Poi la difficoltà a sostenere questi ritmi di vita; cessa il rapporto il lavoro presso la ditta di imballaggi, lei continua con qualche impiego saltuario e vive attualmente con i sussidi di disoccupazione. Ha un unico pensiero: poter continuare a pagare l’affitto di casa e per dare una vita serena alle sue bambine.
Le chiediamo di quello che ha subito e si apre un abisso: l’episodio subito di cui abbiamo letto sui giornali è solo l’ultimo di una serie di aggressioni verbali, psicologiche e fisiche subite da persone della propria etnia e religione che la giudicano, solo per il suo desiderio di non portare il velo, di vestirsi all’occidentale, di emanciparsi attraverso il proprio lavoro, di vivere secondo i principi di libertà e autodeterminazione. Ci racconta di alcuni casi di insulti ricevuti da persone che, già sotto l’effetto di alcool in pieno giorno, la prendono di mira. Una donna sola. Un uomo che la insulta, i passanti che vedono e passano oltre oppure si fermano ma non fanno nulla. Le sue parole contro il muro di gomma dell’indifferenza. Del cinismo. Spesso insultata da altre donne della sua stessa etnia, lei perché cerca di integrarsi nella cultura del paese in cui è venuta a vivere, perché giudicata diversa. Presa di mira perché sola e indifesa.
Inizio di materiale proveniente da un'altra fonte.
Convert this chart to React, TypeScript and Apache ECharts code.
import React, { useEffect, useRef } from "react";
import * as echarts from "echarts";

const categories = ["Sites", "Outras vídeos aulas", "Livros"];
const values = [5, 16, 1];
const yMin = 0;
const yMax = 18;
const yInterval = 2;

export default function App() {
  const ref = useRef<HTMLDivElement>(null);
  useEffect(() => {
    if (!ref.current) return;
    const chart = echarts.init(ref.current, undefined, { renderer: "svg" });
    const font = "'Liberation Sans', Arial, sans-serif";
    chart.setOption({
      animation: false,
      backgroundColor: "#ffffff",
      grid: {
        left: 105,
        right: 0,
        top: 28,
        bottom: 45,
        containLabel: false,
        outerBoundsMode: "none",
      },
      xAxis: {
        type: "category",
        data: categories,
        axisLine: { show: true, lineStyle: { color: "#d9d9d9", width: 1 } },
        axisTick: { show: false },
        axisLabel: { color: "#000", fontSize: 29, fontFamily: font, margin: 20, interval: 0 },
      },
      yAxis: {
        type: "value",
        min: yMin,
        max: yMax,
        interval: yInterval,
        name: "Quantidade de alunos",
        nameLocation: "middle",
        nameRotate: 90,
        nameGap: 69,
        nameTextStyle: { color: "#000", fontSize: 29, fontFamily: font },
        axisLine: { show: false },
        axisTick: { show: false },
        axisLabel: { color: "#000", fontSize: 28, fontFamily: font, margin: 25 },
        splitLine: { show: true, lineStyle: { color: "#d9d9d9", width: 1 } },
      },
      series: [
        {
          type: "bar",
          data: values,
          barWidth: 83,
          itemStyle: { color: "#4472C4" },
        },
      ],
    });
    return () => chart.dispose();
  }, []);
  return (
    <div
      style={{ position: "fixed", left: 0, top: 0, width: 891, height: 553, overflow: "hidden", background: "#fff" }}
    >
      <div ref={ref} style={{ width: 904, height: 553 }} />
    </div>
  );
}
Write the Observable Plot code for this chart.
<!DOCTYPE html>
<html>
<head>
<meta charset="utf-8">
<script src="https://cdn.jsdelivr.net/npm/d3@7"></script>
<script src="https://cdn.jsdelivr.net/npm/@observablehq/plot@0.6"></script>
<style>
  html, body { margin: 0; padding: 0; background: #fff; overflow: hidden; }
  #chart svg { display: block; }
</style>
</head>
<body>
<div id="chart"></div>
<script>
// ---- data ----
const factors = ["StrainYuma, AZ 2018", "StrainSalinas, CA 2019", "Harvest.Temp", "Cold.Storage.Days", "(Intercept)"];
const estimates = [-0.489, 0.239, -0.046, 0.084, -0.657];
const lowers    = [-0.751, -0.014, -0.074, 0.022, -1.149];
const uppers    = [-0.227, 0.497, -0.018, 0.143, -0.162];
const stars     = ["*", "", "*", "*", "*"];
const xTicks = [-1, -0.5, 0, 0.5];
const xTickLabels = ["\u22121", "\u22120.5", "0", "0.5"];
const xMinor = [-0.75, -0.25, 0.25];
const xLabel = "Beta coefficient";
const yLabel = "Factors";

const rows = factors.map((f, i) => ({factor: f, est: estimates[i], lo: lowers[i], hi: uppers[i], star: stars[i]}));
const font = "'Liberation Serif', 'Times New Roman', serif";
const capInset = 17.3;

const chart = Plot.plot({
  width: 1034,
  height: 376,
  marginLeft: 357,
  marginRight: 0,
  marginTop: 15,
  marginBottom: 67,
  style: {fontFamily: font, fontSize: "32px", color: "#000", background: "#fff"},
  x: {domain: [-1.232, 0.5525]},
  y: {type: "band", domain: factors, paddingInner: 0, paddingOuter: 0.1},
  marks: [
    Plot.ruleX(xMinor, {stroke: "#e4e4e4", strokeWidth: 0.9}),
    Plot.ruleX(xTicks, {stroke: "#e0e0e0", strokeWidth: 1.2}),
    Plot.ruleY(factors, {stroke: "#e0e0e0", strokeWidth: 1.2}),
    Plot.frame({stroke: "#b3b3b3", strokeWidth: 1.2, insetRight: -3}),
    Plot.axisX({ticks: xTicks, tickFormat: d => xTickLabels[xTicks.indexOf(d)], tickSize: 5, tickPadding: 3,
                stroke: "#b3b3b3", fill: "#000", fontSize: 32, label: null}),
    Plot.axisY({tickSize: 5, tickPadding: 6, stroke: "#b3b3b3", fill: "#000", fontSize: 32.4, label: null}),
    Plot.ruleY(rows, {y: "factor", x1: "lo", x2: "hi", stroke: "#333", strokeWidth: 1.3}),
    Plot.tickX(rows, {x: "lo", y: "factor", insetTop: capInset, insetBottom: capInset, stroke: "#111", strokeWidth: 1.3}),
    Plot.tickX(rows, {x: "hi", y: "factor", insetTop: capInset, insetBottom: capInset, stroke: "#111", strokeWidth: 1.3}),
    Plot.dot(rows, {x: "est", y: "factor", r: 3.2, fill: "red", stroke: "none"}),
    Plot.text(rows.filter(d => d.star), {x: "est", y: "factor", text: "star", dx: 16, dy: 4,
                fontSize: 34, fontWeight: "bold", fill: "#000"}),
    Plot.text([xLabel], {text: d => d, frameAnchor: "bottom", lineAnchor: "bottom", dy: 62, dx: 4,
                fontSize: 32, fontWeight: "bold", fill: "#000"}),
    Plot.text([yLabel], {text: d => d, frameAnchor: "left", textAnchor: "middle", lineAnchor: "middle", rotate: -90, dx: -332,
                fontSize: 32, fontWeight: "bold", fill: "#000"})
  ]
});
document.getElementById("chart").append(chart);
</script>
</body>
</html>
Nel racconto dell’ultimo fatto subito un uomo le rivolge offese davanti alla figlia di sei anni; le sputa addosso, quello che la ferisce è che lo sputo non abbia colpito lei ma la bimba. Lei tenta di difendersi facendo un video con il cellulare, lui le getta via il telefono, le da un calcio nelle parti intime e un pugno al viso. La bimba urla, raccoglie il cellulare della mamma, il rumore fa accorrere gente; un ragazzo italiano allontana l’aggressore. Dolore, impotenza, ma tanta amarezza anche perché il tutto si è svolto davanti agli occhi della bimba. Una bambina che a sei anni urlava aiuto perché qualcuno aiutasse la mamma e la difendesse da un’aggressione. Una bambina che ora sorride alla mamma ma dentro cosa sa vivendo? La mamma ha raccontato che per due giorni è stata rannicchiata in un angolo in casa. Già in passato si era messa rannicchiata in un angolo, quando in casa vedeva la mamma picchiata dal marito, il suo papà, che poi è stato arrestato.
Tutto questo è un caso che ha fatto ultimamente notizia. Ma questa donna è un bersaglio in movimento. Quanto durerà? A quando il prossimo insulto o la prossima aggressione? È normale che una bimba abbia paura che la mamma si allontani anche solo per portare via la spazzatura perché teme per la sua sorte?
Quali possibilità per questa donna? Affidarsi a una struttura di accoglienza o servizi sociali?
Questa donna, sola davanti a un muro di indifferenza chiede una sola cosa: un lavoro con cui avere la forza di autodeterminarsi, di mantenersi onestamente, di non perdersi e dare alle proprie figlie un futuro.